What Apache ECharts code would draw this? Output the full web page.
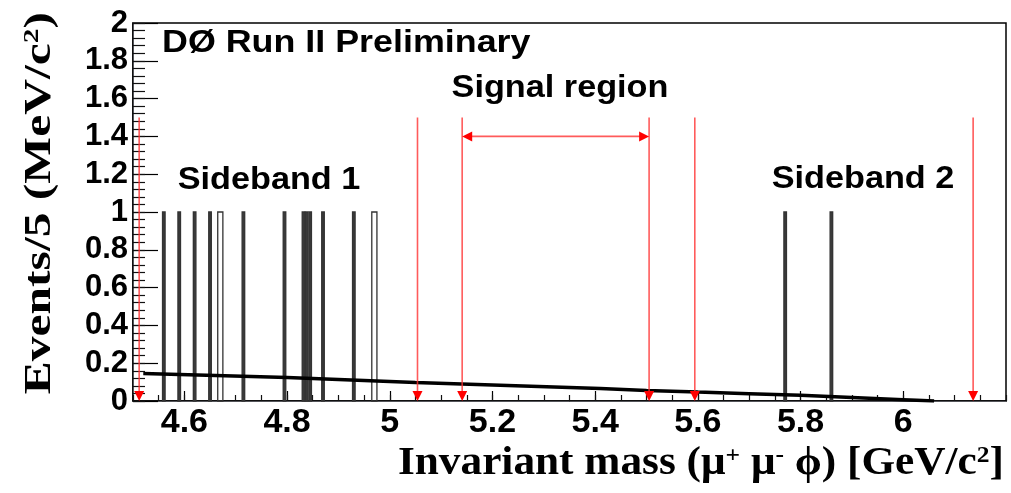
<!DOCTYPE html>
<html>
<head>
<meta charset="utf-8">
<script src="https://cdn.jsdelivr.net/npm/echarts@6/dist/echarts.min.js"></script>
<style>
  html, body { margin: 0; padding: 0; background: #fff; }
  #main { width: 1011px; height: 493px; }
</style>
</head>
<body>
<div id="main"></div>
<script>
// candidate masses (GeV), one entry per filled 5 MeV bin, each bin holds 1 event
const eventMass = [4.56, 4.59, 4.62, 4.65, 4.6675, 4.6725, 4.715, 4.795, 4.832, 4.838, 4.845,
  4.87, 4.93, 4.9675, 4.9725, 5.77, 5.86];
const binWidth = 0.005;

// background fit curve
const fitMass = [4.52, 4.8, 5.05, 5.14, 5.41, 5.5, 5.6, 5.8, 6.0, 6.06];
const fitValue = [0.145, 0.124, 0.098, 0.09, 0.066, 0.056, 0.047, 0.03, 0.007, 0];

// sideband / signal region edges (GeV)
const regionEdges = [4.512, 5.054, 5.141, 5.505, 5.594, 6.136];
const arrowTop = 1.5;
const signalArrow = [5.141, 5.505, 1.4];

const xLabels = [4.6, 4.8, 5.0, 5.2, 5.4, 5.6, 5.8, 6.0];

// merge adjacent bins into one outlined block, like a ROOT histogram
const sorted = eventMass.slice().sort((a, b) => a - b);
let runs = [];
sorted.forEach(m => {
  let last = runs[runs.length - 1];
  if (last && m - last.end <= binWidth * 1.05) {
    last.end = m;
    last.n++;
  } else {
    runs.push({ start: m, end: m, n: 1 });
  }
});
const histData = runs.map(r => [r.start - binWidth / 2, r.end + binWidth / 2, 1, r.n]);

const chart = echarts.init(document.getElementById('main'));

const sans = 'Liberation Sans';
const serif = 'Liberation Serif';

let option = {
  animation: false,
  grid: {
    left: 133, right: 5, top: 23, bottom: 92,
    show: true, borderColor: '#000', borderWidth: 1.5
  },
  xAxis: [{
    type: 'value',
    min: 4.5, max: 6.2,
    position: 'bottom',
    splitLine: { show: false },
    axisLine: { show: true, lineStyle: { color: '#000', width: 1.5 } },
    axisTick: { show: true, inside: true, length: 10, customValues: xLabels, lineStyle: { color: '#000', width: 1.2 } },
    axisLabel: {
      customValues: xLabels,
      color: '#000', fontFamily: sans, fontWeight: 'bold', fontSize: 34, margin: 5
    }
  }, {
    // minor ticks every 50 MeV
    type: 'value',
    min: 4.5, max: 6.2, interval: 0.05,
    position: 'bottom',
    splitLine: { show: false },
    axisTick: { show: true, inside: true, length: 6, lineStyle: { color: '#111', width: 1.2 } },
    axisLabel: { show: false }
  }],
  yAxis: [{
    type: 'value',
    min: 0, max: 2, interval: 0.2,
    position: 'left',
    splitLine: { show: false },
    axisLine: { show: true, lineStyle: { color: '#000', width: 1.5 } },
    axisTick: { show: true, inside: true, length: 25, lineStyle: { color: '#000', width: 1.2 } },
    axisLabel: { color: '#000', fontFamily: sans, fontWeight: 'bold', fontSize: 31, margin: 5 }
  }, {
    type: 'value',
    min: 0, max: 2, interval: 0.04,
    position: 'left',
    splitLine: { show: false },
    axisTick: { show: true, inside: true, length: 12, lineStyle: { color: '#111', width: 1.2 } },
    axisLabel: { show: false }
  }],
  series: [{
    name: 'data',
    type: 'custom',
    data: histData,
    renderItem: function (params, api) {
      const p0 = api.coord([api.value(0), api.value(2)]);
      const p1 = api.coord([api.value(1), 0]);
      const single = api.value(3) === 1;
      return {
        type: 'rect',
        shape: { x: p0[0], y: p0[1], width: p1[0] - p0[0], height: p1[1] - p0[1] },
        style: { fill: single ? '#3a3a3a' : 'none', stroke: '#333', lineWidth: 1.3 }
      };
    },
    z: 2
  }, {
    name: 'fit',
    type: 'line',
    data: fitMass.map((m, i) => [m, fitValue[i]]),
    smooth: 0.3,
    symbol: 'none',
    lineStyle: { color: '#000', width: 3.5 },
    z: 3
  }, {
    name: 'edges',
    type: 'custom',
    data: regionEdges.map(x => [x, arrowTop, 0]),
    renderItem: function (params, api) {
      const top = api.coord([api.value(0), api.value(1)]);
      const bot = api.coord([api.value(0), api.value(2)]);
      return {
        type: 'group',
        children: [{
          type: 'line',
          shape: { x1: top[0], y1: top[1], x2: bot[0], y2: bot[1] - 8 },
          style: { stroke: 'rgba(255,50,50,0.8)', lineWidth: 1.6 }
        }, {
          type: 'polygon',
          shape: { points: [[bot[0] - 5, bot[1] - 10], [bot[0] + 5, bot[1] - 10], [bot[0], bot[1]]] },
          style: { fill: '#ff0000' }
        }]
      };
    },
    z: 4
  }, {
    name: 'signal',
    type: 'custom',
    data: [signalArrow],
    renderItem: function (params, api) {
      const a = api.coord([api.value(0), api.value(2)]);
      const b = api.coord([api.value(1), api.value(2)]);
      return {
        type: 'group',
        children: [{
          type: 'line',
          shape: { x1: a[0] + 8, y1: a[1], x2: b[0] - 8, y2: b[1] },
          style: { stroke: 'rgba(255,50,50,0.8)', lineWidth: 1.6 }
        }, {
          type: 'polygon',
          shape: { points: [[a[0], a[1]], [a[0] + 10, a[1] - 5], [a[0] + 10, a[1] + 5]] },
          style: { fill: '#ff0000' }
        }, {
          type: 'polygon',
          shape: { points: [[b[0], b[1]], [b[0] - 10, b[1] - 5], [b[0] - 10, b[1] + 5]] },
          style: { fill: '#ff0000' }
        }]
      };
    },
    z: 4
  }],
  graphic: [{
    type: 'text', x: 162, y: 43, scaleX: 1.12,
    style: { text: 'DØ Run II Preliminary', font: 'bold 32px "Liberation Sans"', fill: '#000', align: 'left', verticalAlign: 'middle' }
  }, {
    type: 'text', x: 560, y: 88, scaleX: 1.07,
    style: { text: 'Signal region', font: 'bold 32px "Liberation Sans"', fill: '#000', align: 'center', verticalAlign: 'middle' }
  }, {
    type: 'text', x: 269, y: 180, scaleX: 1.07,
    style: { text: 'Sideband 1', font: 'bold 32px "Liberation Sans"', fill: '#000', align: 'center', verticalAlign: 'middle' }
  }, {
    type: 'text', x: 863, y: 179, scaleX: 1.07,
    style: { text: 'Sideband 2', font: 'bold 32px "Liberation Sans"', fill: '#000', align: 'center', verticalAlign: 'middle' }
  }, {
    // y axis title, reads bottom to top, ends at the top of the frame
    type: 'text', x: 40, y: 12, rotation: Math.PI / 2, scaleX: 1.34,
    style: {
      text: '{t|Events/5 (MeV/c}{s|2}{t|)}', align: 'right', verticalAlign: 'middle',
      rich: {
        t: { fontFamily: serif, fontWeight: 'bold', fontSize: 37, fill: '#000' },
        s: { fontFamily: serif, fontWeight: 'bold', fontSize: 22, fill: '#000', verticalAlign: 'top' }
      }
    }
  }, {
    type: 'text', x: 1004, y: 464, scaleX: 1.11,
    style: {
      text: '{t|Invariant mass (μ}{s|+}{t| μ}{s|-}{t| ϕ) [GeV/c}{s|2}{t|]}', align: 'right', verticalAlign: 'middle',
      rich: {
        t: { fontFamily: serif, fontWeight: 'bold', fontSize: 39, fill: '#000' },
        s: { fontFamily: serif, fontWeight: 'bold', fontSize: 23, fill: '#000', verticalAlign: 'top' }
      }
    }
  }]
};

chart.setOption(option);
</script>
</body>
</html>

### INSTRUCTIONS FOR THE TASK
Return each line from the material above exactly, but not the pictures.

### TASK RESULT
What Apache ECharts code would draw this? Output the full web page.
<!DOCTYPE html>
<html>
<head>
<meta charset="utf-8">
<script src="https://cdn.jsdelivr.net/npm/echarts@6/dist/echarts.min.js"></script>
<style>
  html, body { margin: 0; padding: 0; background: #fff; }
  #main { width: 1011px; height: 493px; }
</style>
</head>
<body>
<div id="main"></div>
<script>
// candidate masses (GeV), one entry per filled 5 MeV bin, each bin holds 1 event
const eventMass = [4.56, 4.59, 4.62, 4.65, 4.6675, 4.6725, 4.715, 4.795, 4.832, 4.838, 4.845,
  4.87, 4.93, 4.9675, 4.9725, 5.77, 5.86];
const binWidth = 0.005;

// background fit curve
const fitMass = [4.52, 4.8, 5.05, 5.14, 5.41, 5.5, 5.6, 5.8, 6.0, 6.06];
const fitValue = [0.145, 0.124, 0.098, 0.09, 0.066, 0.056, 0.047, 0.03, 0.007, 0];

// sideband / signal region edges (GeV)
const regionEdges = [4.512, 5.054, 5.141, 5.505, 5.594, 6.136];
const arrowTop = 1.5;
const signalArrow = [5.141, 5.505, 1.4];

const xLabels = [4.6, 4.8, 5.0, 5.2, 5.4, 5.6, 5.8, 6.0];

// merge adjacent bins into one outlined block, like a ROOT histogram
const sorted = eventMass.slice().sort((a, b) => a - b);
let runs = [];
sorted.forEach(m => {
  let last = runs[runs.length - 1];
  if (last && m - last.end <= binWidth * 1.05) {
    last.end = m;
    last.n++;
  } else {
    runs.push({ start: m, end: m, n: 1 });
  }
});
const histData = runs.map(r => [r.start - binWidth / 2, r.end + binWidth / 2, 1, r.n]);

const chart = echarts.init(document.getElementById('main'));

const sans = 'Liberation Sans';
const serif = 'Liberation Serif';

let option = {
  animation: false,
  grid: {
    left: 133, right: 5, top: 23, bottom: 92,
    show: true, borderColor: '#000', borderWidth: 1.5
  },
  xAxis: [{
    type: 'value',
    min: 4.5, max: 6.2,
    position: 'bottom',
    splitLine: { show: false },
    axisLine: { show: true, lineStyle: { color: '#000', width: 1.5 } },
    axisTick: { show: true, inside: true, length: 10, customValues: xLabels, lineStyle: { color: '#000', width: 1.2 } },
    axisLabel: {
      customValues: xLabels,
      color: '#000', fontFamily: sans, fontWeight: 'bold', fontSize: 34, margin: 5
    }
  }, {
    // minor ticks every 50 MeV
    type: 'value',
    min: 4.5, max: 6.2, interval: 0.05,
    position: 'bottom',
    splitLine: { show: false },
    axisTick: { show: true, inside: true, length: 6, lineStyle: { color: '#111', width: 1.2 } },
    axisLabel: { show: false }
  }],
  yAxis: [{
    type: 'value',
    min: 0, max: 2, interval: 0.2,
    position: 'left',
    splitLine: { show: false },
    axisLine: { show: true, lineStyle: { color: '#000', width: 1.5 } },
    axisTick: { show: true, inside: true, length: 25, lineStyle: { color: '#000', width: 1.2 } },
    axisLabel: { color: '#000', fontFamily: sans, fontWeight: 'bold', fontSize: 31, margin: 5 }
  }, {
    type: 'value',
    min: 0, max: 2, interval: 0.04,
    position: 'left',
    splitLine: { show: false },
    axisTick: { show: true, inside: true, length: 12, lineStyle: { color: '#111', width: 1.2 } },
    axisLabel: { show: false }
  }],
  series: [{
    name: 'data',
    type: 'custom',
    data: histData,
    renderItem: function (params, api) {
      const p0 = api.coord([api.value(0), api.value(2)]);
      const p1 = api.coord([api.value(1), 0]);
      const single = api.value(3) === 1;
      return {
        type: 'rect',
        shape: { x: p0[0], y: p0[1], width: p1[0] - p0[0], height: p1[1] - p0[1] },
        style: { fill: single ? '#3a3a3a' : 'none', stroke: '#333', lineWidth: 1.3 }
      };
    },
    z: 2
  }, {
    name: 'fit',
    type: 'line',
    data: fitMass.map((m, i) => [m, fitValue[i]]),
    smooth: 0.3,
    symbol: 'none',
    lineStyle: { color: '#000', width: 3.5 },
    z: 3
  }, {
    name: 'edges',
    type: 'custom',
    data: regionEdges.map(x => [x, arrowTop, 0]),
    renderItem: function (params, api) {
      const top = api.coord([api.value(0), api.value(1)]);
      const bot = api.coord([api.value(0), api.value(2)]);
      return {
        type: 'group',
        children: [{
          type: 'line',
          shape: { x1: top[0], y1: top[1], x2: bot[0], y2: bot[1] - 8 },
          style: { stroke: 'rgba(255,50,50,0.8)', lineWidth: 1.6 }
        }, {
          type: 'polygon',
          shape: { points: [[bot[0] - 5, bot[1] - 10], [bot[0] + 5, bot[1] - 10], [bot[0], bot[1]]] },
          style: { fill: '#ff0000' }
        }]
      };
    },
    z: 4
  }, {
    name: 'signal',
    type: 'custom',
    data: [signalArrow],
    renderItem: function (params, api) {
      const a = api.coord([api.value(0), api.value(2)]);
      const b = api.coord([api.value(1), api.value(2)]);
      return {
        type: 'group',
        children: [{
          type: 'line',
          shape: { x1: a[0] + 8, y1: a[1], x2: b[0] - 8, y2: b[1] },
          style: { stroke: 'rgba(255,50,50,0.8)', lineWidth: 1.6 }
        }, {
          type: 'polygon',
          shape: { points: [[a[0], a[1]], [a[0] + 10, a[1] - 5], [a[0] + 10, a[1] + 5]] },
          style: { fill: '#ff0000' }
        }, {
          type: 'polygon',
          shape: { points: [[b[0], b[1]], [b[0] - 10, b[1] - 5], [b[0] - 10, b[1] + 5]] },
          style: { fill: '#ff0000' }
        }]
      };
    },
    z: 4
  }],
  graphic: [{
    type: 'text', x: 162, y: 43, scaleX: 1.12,
    style: { text: 'DØ Run II Preliminary', font: 'bold 32px "Liberation Sans"', fill: '#000', align: 'left', verticalAlign: 'middle' }
  }, {
    type: 'text', x: 560, y: 88, scaleX: 1.07,
    style: { text: 'Signal region', font: 'bold 32px "Liberation Sans"', fill: '#000', align: 'center', verticalAlign: 'middle' }
  }, {
    type: 'text', x: 269, y: 180, scaleX: 1.07,
    style: { text: 'Sideband 1', font: 'bold 32px "Liberation Sans"', fill: '#000', align: 'center', verticalAlign: 'middle' }
  }, {
    type: 'text', x: 863, y: 179, scaleX: 1.07,
    style: { text: 'Sideband 2', font: 'bold 32px "Liberation Sans"', fill: '#000', align: 'center', verticalAlign: 'middle' }
  }, {
    // y axis title, reads bottom to top, ends at the top of the frame
    type: 'text', x: 40, y: 12, rotation: Math.PI / 2, scaleX: 1.34,
    style: {
      text: '{t|Events/5 (MeV/c}{s|2}{t|)}', align: 'right', verticalAlign: 'middle',
      rich: {
        t: { fontFamily: serif, fontWeight: 'bold', fontSize: 37, fill: '#000' },
        s: { fontFamily: serif, fontWeight: 'bold', fontSize: 22, fill: '#000', verticalAlign: 'top' }
      }
    }
  }, {
    type: 'text', x: 1004, y: 464, scaleX: 1.11,
    style: {
      text: '{t|Invariant mass (μ}{s|+}{t| μ}{s|-}{t| ϕ) [GeV/c}{s|2}{t|]}', align: 'right', verticalAlign: 'middle',
      rich: {
        t: { fontFamily: serif, fontWeight: 'bold', fontSize: 39, fill: '#000' },
        s: { fontFamily: serif, fontWeight: 'bold', fontSize: 23, fill: '#000', verticalAlign: 'top' }
      }
    }
  }]
};

chart.setOption(option);
</script>
</body>
</html>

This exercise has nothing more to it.